→ **OBJECTIVE**
Pull out every line containing the string "this".

═════ EXERCISE INPUT ═════

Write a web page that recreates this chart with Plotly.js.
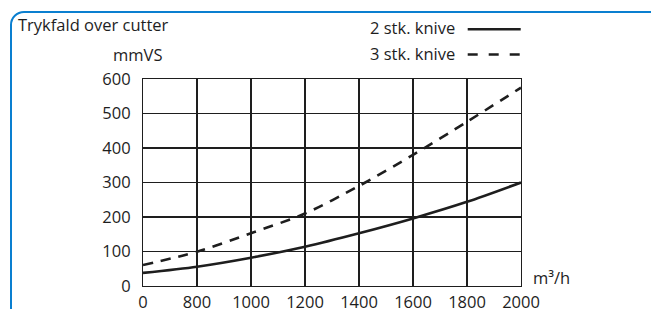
<!DOCTYPE html>
<html>
<head>
<meta charset="utf-8">
<script src="https://cdn.plot.ly/plotly-3.0.1.min.js"></script>
<style>
  html, body { margin: 0; padding: 0; background: #ffffff; overflow: hidden; }
  #wrap { position: relative; width: 651px; height: 309px; overflow: hidden; }
  #frame { position: absolute; left: 10px; top: 11px; width: 660px; height: 320px;
           border: 2px solid #0a7fd0; border-radius: 14px; box-sizing: border-box; }
  #chart { position: absolute; left: 0; top: 0; width: 651px; height: 309px; }
</style>
</head>
<body>
<div id="wrap">
  <div id="frame"></div>
  <div id="chart"></div>
</div>
<script>
// Flow (m³/h) tick labels – the axis is evenly spaced per tick
const flowTicks = ["0", "800", "1000", "1200", "1400", "1600", "1800", "2000"];
// Pressure drop (mmVS) read at each tick
const knive2 = [38, 56, 82, 114, 153, 196, 244, 300];
const knive3 = [61, 99, 153, 210, 290, 380, 476, 575];
const yTicks = [0, 100, 200, 300, 400, 500, 600];
const seriesNames = ["2 stk. knive", "3 stk. knive"];

const W = 651, H = 309;
const L = 143.3, R = 521.3, T = 79, B = 286;
const px = v => (v - L) / (R - L);
const py = v => (B - v) / (B - T);

const FONT = "Open Sans, Noto Sans, sans-serif";
const INK = "#1e1e1e";

const traces = [
  { x: flowTicks, y: knive2, name: seriesNames[0], type: "scatter", mode: "lines",
    line: { color: INK, width: 2.6, shape: "spline", smoothing: 0.8 }, showlegend: false },
  { x: flowTicks, y: knive3, name: seriesNames[1], type: "scatter", mode: "lines",
    line: { color: INK, width: 2.6, shape: "spline", smoothing: 0.8, dash: "10px,8px" }, showlegend: false }
];

const layout = {
  width: W, height: H,
  margin: { l: L, r: W - R, t: T, b: H - B, pad: 0 },
  paper_bgcolor: "rgba(0,0,0,0)",
  plot_bgcolor: "rgba(0,0,0,0)",
  font: { family: FONT, size: 16.5, color: INK },
  showlegend: false,
  xaxis: {
    type: "category", categoryorder: "array", categoryarray: flowTicks,
    range: [0, 7], showgrid: true, gridcolor: INK, gridwidth: 1.1,
    showline: true, linecolor: INK, linewidth: 1.1, mirror: true,
    ticks: "outside", ticklen: 1, tickcolor: "rgba(0,0,0,0)",
    zeroline: false, fixedrange: true,
    tickfont: { family: FONT, size: 16.5, color: INK }
  },
  yaxis: {
    range: [0, 600], tickvals: yTicks, showgrid: true, gridcolor: INK, gridwidth: 1.1,
    showline: true, linecolor: INK, linewidth: 1.1, mirror: true,
    ticks: "outside", ticklen: 8, tickcolor: "rgba(0,0,0,0)",
    zeroline: false, fixedrange: true,
    tickfont: { family: FONT, size: 16.5, color: INK }
  },
  annotations: [
    { text: "Trykfald over cutter", xref: "paper", yref: "paper", x: px(16), y: py(25),
      xanchor: "left", yanchor: "middle", showarrow: false },
    { text: "mmVS", xref: "paper", yref: "paper", x: px(137.5), y: py(55),
      xanchor: "center", yanchor: "middle", showarrow: false },
    { text: "m³/h", xref: "paper", yref: "paper", x: px(531), y: py(277),
      xanchor: "left", yanchor: "middle", showarrow: false },
    { text: seriesNames[0], xref: "paper", yref: "paper", x: px(457), y: py(27),
      xanchor: "right", yanchor: "middle", showarrow: false },
    { text: seriesNames[1], xref: "paper", yref: "paper", x: px(457), y: py(54),
      xanchor: "right", yanchor: "middle", showarrow: false }
  ],
  shapes: [
    { type: "line", xref: "paper", yref: "paper", x0: px(468), x1: px(521), y0: py(29.3), y1: py(29.3),
      line: { color: INK, width: 2.6 } },
    { type: "line", xref: "paper", yref: "paper", x0: px(468), x1: px(521), y0: py(54.5), y1: py(54.5),
      line: { color: INK, width: 2.6, dash: "10px,11px" } }
  ]
};

Plotly.newPlot("chart", traces, layout, { displayModeBar: false, staticPlot: true });
</script>
</body>
</html>
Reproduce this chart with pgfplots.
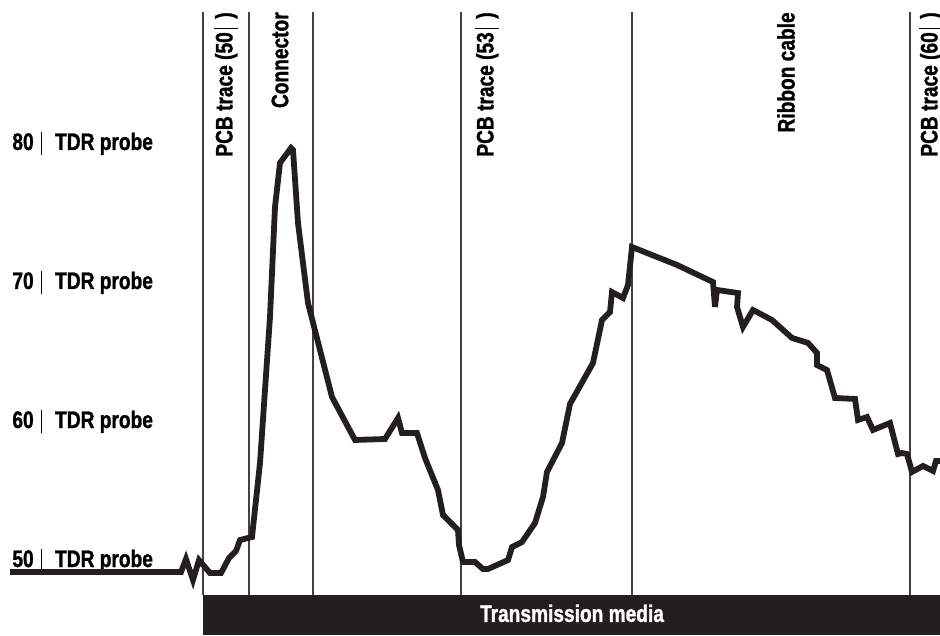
\documentclass[border=0pt]{standalone}
\usepackage{fontspec}
\setmainfont{Liberation Sans}[FakeStretch=0.8, UprightFont=* Bold, UprightFeatures={FakeBold=1.2}]
\usepackage{pgfplots}
\pgfplotsset{compat=1.18}
\definecolor{ink}{HTML}{231F20}
\newcommand{\vbar}{\rule[-0.22em]{0.75bp}{0.98em}}
\begin{document}
\begin{tikzpicture}[every node/.style={font=\fontsize{12}{14}\selectfont}]
\begin{axis}[
  scale only axis, width=470bp, height=317.5bp,
  xmin=0, xmax=940, ymin=44.39, ymax=90.07,
  axis lines=none, clip=false,
]
\coordinate (sw) at (rel axis cs:0,0);
\coordinate (ne) at (rel axis cs:1,1);
% transmission media bar
\fill[ink] (axis cs:203,47.27) rectangle (axis cs:940,44.39);
\node[text=white] at (axis cs:572,45.95) {Transmission media};
% section dividers
\foreach \xx in {203,249,313,461,632,910}{
  \edef\tmp{\noexpand\draw[ink!85, line width=0.7bp] (axis cs:\xx,89.21) -- (axis cs:\xx,47.27);}\tmp
}
% top labels
\node[rotate=90, anchor=east, inner sep=0pt] at (axis cs:226,89.21) {PCB trace (50\hspace{1.5bp}\vbar\hspace{4.5bp})};
\node[rotate=90, anchor=east, inner sep=0pt] at (axis cs:280,89.21) {Connector};
\node[rotate=90, anchor=east, inner sep=0pt] at (axis cs:487,89.21) {PCB trace (53\hspace{1.5bp}\vbar\hspace{4.5bp})};
\node[rotate=90, anchor=east, inner sep=0pt] at (axis cs:786,89.21) {Ribbon cable};
\node[rotate=90, anchor=east, inner sep=0pt] at (axis cs:931,89.21) {PCB trace (60\hspace{1.5bp}\vbar\hspace{4.5bp})};
% left labels
\node[anchor=base west, inner sep=0pt, yshift=-5bp] at (axis cs:12,80) {80\hspace{3.5bp}\vbar\hspace{6.5bp}TDR probe};
\node[anchor=base west, inner sep=0pt, yshift=-5bp] at (axis cs:12,70) {70\hspace{3.5bp}\vbar\hspace{6.5bp}TDR probe};
\node[anchor=base west, inner sep=0pt, yshift=-5bp] at (axis cs:12,60) {60\hspace{3.5bp}\vbar\hspace{6.5bp}TDR probe};
\node[anchor=base west, inner sep=0pt, yshift=-5bp] at (axis cs:12,50) {50\hspace{3.5bp}\vbar\hspace{6.5bp}TDR probe};
\addplot[ink, line width=2.9bp, line join=miter, miter limit=4] coordinates {
(10,48.92) (181,48.92) (186,49.86) (193,48.35) (199,49.78) (210,48.85) (221,48.85)
(229,49.93) (236,50.43) (240,51.22) (248,51.37) (252,51.44) (260,56.76) (270,67.27)
(275,75.18) (280,78.35) (291,79.42) (293,79.28) (298,74.03) (308,68.27) (332,61.51)
(355,58.42) (385,58.49) (398,60.00) (402,58.92) (417,58.92) (425,57.12) (438,54.82)
(443,53.02) (458,51.94) (459,50.86) (463,49.64) (475,49.64) (483,49.14) (488,49.14)
(508,49.78) (512,50.72) (522,51.08) (535,52.45) (543,54.32) (547,56.12) (562,58.20)
(570,61.01) (593,63.96) (602,67.05) (610,67.63) (612,69.06) (623,68.63) (628,69.57)
(632,72.30) (677,71.01) (713,69.78) (715,67.99) (717,69.21) (738,68.99) (737,67.99)
(743,66.55) (753,67.77) (772,67.05) (792,65.76) (808,65.40) (817,64.68) (817,63.81)
(827,63.45) (835,61.44) (855,61.37) (858,59.86) (867,60.07) (873,59.14) (890,59.64)
(898,57.41) (902,57.48) (907,57.41) (912,56.12) (923,56.55) (933,56.19) (936,56.91) (940,56.91)
};
\end{axis}
\pgfresetboundingbox
\path[use as bounding box] (sw) rectangle (ne);
\end{tikzpicture}
\end{document}
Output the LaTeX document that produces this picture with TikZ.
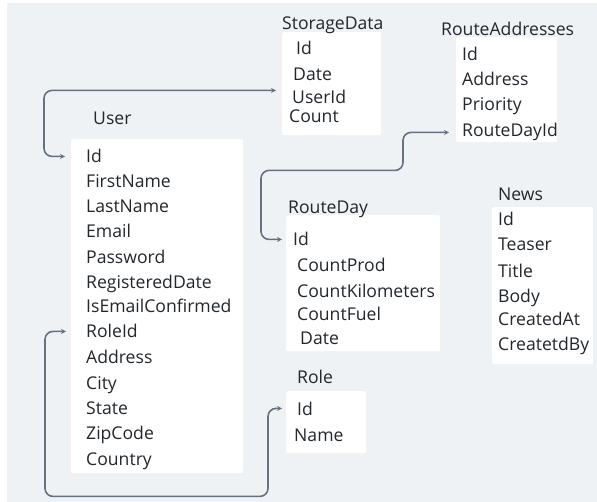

═════

→ **THE RESULT**
Write a web page that recreates this chart with Plotly.js.
Reproduce this chart with pgfplots.
Output the LaTeX document that produces this picture with TikZ.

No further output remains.